Wait, really? The thing that folks have pointed out since the 1960s-70s might actually be illegal?
Sounds bad.
Technically, one could argue that if researchers submit applications based on research that has already been done, but then they use the grant support (in reality) to do new research, NIH hasn’t “paid for research that has already been done.” But if we’re going to be explicit about that, rather than sotto voce, are the hundreds of peer review panels at NIH even conducting their work on an honest basis?

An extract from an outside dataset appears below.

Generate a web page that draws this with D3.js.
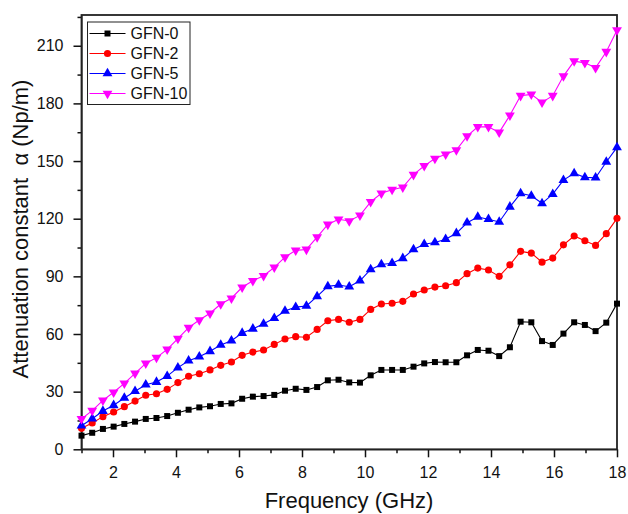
<!DOCTYPE html>
<html>
<head>
<meta charset="utf-8">
<script src="https://cdn.jsdelivr.net/npm/d3@7"></script>
<style>
  body { margin: 0; background: #fff; }
  svg { font-family: Arial, "Liberation Sans", sans-serif; }
</style>
</head>
<body>
<svg id="chart"></svg>
<script>
// frequency points, 1 to 18 GHz (51 samples)
const freq = d3.range(51).map(i => 1 + i * 17 / 50);

const gfn0 = [7.1, 8.6, 10.6, 11.8, 13.2, 14.4, 15.8, 16.3, 17.3, 19.0,
  20.6, 21.8, 22.4, 23.6, 23.9, 26.3, 27.4, 27.7, 28.3, 30.5,
  31.5, 30.9, 32.4, 35.9, 36.2, 34.8, 34.7, 38.5, 41.3, 41.3,
  41.3, 43.0, 44.7, 45.4, 45.3, 45.3, 48.9, 51.7, 51.3, 48.5,
  53.1, 66.4, 66.1, 56.3, 54.3, 60.2, 66.1, 64.7, 61.5, 65.9, 75.8];

const gfn2 = [10.9, 13.7, 17.0, 19.4, 22.2, 25.1, 28.1, 28.9, 31.2, 34.7,
  38.0, 39.3, 41.3, 43.7, 45.4, 48.9, 50.6, 51.7, 54.6, 57.4,
  58.6, 58.3, 62.4, 66.9, 67.6, 66.1, 67.6, 72.8, 75.6, 76.0,
  77.0, 80.8, 82.9, 84.4, 85.1, 86.7, 91.4, 94.3, 93.3, 90.0,
  96.0, 103.0, 102.1, 97.4, 99.5, 106.4, 111.0, 108.5, 106.1, 112.2, 120.2];

const gfn5 = [12.3, 15.9, 19.9, 22.9, 26.7, 30.2, 33.6, 35.0, 38.1, 42.5,
  46.1, 48.2, 51.0, 54.3, 56.5, 60.5, 62.7, 65.3, 68.2, 72.0,
  74.0, 74.6, 79.6, 84.8, 85.5, 84.6, 87.7, 93.6, 96.2, 96.8,
  99.4, 104.0, 106.7, 107.6, 109.3, 112.4, 117.9, 120.9, 119.7, 118.3,
  126.2, 133.2, 131.9, 128.0, 132.8, 140.1, 143.6, 141.5, 141.3, 149.5, 157.1];

const gfn10 = [15.8, 20.1, 25.5, 29.7, 34.3, 39.5, 44.7, 47.7, 52.0, 57.6,
  63.3, 67.3, 70.8, 75.6, 78.6, 84.3, 87.7, 90.3, 94.7, 100.0,
  103.5, 104.0, 110.4, 117.0, 119.7, 118.8, 121.7, 128.8, 133.2, 135.1,
  136.3, 142.9, 147.5, 151.3, 153.5, 155.7, 163.0, 167.8, 167.8, 164.9,
  173.8, 184.0, 184.7, 180.5, 184.0, 194.2, 202.0, 201.1, 198.5, 206.9, 218.1];

const seriesNames = ['GFN-0', 'GFN-2', 'GFN-5', 'GFN-10'];
const seriesColors = ['#000000', '#ff0000', '#0000ff', '#ff00ff'];
const xTicks = [2, 4, 6, 8, 10, 12, 14, 16, 18];
const yTicks = [0, 30, 60, 90, 120, 150, 180, 210];

const width = 628, height = 514;
const margin = { top: 15, right: 11, bottom: 65, left: 81.5 };
const innerW = width - margin.left - margin.right;
const innerH = 449.3 - margin.top;

const svg = d3.select('#chart')
    .attr('width', width)
    .attr('height', height);

const chart = svg.append('g')
    .attr('transform', `translate(${margin.left}, ${margin.top})`);

const xScale = d3.scaleLinear().domain([1, 18]).range([0, innerW]);
const yScale = d3.scaleLinear().domain([0, 226]).range([innerH, 0]);

// minor ticks first (no labels)
chart.append('g')
    .attr('transform', `translate(0, ${innerH})`)
    .call(d3.axisBottom(xScale).tickValues(d3.range(1, 19, 2)).tickSize(4).tickFormat(''))
    .call(g => g.select('.domain').remove());

chart.append('g')
    .call(d3.axisLeft(yScale).tickValues(d3.range(15, 226, 30)).tickSize(4).tickFormat(''))
    .call(g => g.select('.domain').remove());

const xAxisGroup = chart.append('g')
    .attr('transform', `translate(0, ${innerH})`)
    .call(d3.axisBottom(xScale).tickValues(xTicks).tickSize(8).tickPadding(9).tickSizeOuter(0));
xAxisGroup.selectAll('text').style('font-size', '16px').attr('fill', '#111');

const yAxisGroup = chart.append('g')
    .call(d3.axisLeft(yScale).tickValues(yTicks).tickSize(8).tickPadding(10).tickSizeOuter(0));
yAxisGroup.selectAll('text').style('font-size', '16px').attr('fill', '#111');

chart.selectAll('.tick line').attr('stroke', '#111').attr('stroke-width', 1.5);

// frame
chart.append('rect')
    .attr('x', 0).attr('y', 0)
    .attr('width', innerW).attr('height', innerH)
    .attr('fill', 'none')
    .attr('stroke', '#222')
    .attr('stroke-width', 1.8);

const allSeries = [gfn0, gfn2, gfn5, gfn10];
const symbols = [
    d3.symbol().type(d3.symbolSquare).size(36),
    d3.symbol().type(d3.symbolCircle).size(40),
    d3.symbol().type(d3.symbolTriangle).size(42),
    d3.symbol().type(d3.symbolTriangle).size(42)
];

const line = d3.line()
    .x(d => xScale(d[0]))
    .y(d => yScale(d[1]));

allSeries.forEach((vals, k) => {
    const pts = freq.map((f, i) => [f, vals[i]]);
    chart.append('path')
        .datum(pts)
        .attr('fill', 'none')
        .attr('stroke', seriesColors[k])
        .attr('stroke-width', 1.1)
        .attr('d', line);

    chart.append('g')
        .selectAll('path')
        .data(pts)
        .join('path')
        .attr('d', symbols[k])
        .attr('transform', d => `translate(${xScale(d[0])}, ${yScale(d[1])})` + (k === 3 ? ' rotate(180)' : ''))
        .attr('fill', seriesColors[k]);
});

// legend
const legend = svg.append('g').attr('transform', 'translate(87.5, 22)');
legend.append('rect')
    .attr('width', 102.5).attr('height', 82.5)
    .attr('fill', '#fff')
    .attr('stroke', '#222')
    .attr('stroke-width', 1);

seriesNames.forEach((name, k) => {
    const yy = 11.5 + k * 20;
    legend.append('line')
        .attr('x1', 2).attr('x2', 38)
        .attr('y1', yy).attr('y2', yy)
        .attr('stroke', seriesColors[k]).attr('stroke-width', 1.1);
    legend.append('path')
        .attr('d', symbols[k])
        .attr('transform', `translate(20, ${yy})` + (k === 3 ? ' rotate(180)' : ''))
        .attr('fill', seriesColors[k]);
    legend.append('text')
        .attr('x', 43).attr('y', yy + 5.8)
        .style('font-size', '16px')
        .attr('fill', '#111')
        .text(name);
});

// axis titles
svg.append('text')
    .attr('x', 349).attr('y', 508)
    .attr('text-anchor', 'middle')
    .style('font-size', '22px')
    .attr('fill', '#111')
    .text('Frequency (GHz)');

svg.append('text')
    .attr('transform', 'translate(28, 229) rotate(-90)')
    .attr('text-anchor', 'middle')
    .style('font-size', '22px')
    .attr('fill', '#111')
    .attr('xml:space', 'preserve')
    .style('white-space', 'pre')
    .text('Attenuation constant  \u03b1 (Np/m)');
</script>
</body>
</html>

Thus, maybe some rethinking of the application process and peer review is in order? The whole idea of staggered/cycled research funding never made much sense anyway.
As Muller wrote in 1980:
Referees frequently expect all potential problems to be identified and their solutions outlined. Unfortunately, it is not an exaggeration to say that the agencies expect a proposal to outline the anticipated discoveries.
We should not expect research proposals to read like engineering proposals. To require that the solutions to all problems be obvious before the research is begun discriminates strongly against innovative work. The process of solving such problems is often the substance of research.
We need to move away from a system that at best encourages dishonesty, and at worst makes it difficult or impossible to do breakthrough research.
I often wonder whether the fact that some forms of dishonesty are recommended in one area of the scientific endeavor (research funding) is not leading to more dishonesty in another (research publications).
It seems like a fairly straightforward solution would be requiring more detailed interim and post-project budgets to examine where the money actually went, along with a robust auditing process and real consequences.